Vierge Sainte-Marie, sauve nous, s’il te plait,
De la grande ruse qu’il y a dans le démon.

Pois que Santa María o séu monj’ acorreu,
como vos hei ja dito, e ll’ o medo tolleu
do démo e do vinno, con que éra sandeu,
disse-ll’: “Hoi mais te guarda e non sejas malvaz.”
Virgen Santa María…

Après que Sainte Marie eut secouru son moine,
Comme je viens de vous le conter, et que sa peur s’en fut
Du démon comme du vin qui l’avaient rendu fou,
Elle lui dit : à partir de maintenant, fais plus attention à toi et ne sois pas méchant.
(3)

Vierge Sainte-Marie, sauve nous, s’il te plait,
De la grande ruse qu’il y a dans le démon.

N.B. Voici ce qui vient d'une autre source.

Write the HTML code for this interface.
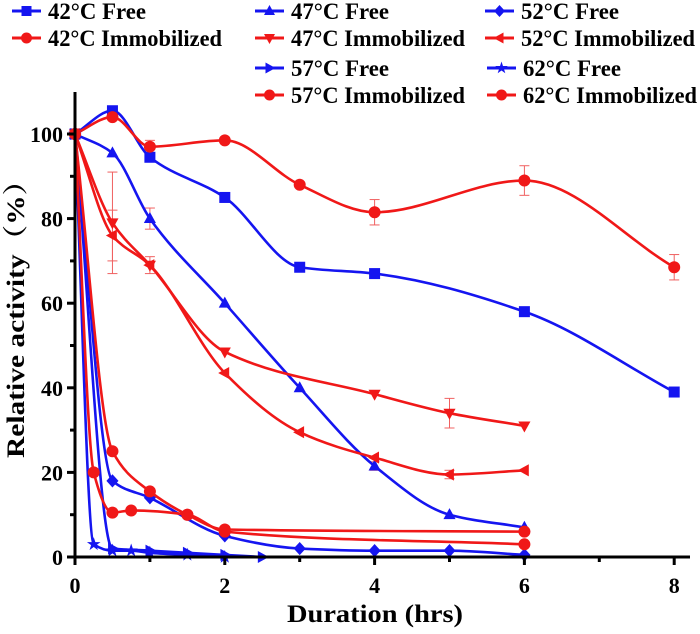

Vous pouvez retrouver ici l’index de toutes les Cantigas de Santa Maria étudiées et traduites jusqu’à présent.

En vous souhaitant une belle journée.
Fred
Pour moyenagepassion.com
A la découverte du Moyen Âge sous toutes ses formes.

Notes :

(1) On trouve en galicien médiéval une forme du mot « rapaz » utilisée, de manière péjorative, pour désigner la rapacité de certains valets, serviteurs. Nous avons donc choisi ici « Laquais ». On trouvera des traductions plus littérales qui prennent comme référence l’oiseau rapace. En langue française, on pourrait peut-être utiliser « vautour » pour raccrocher sur cette idée dépréciative. Concernant les acceptions variées du mot rapace en galicien médiéval, voir ce lien sur l’institut d’études galiciennes de l’Université de Santiago de Compostelle.

(2) Astroso : créature mauvaise, perfide, funeste.

(3) Malvaz : littéralement « méchant ». Ne fais pas le mal, ne commets pas de péchés, comporte toi selon la règle.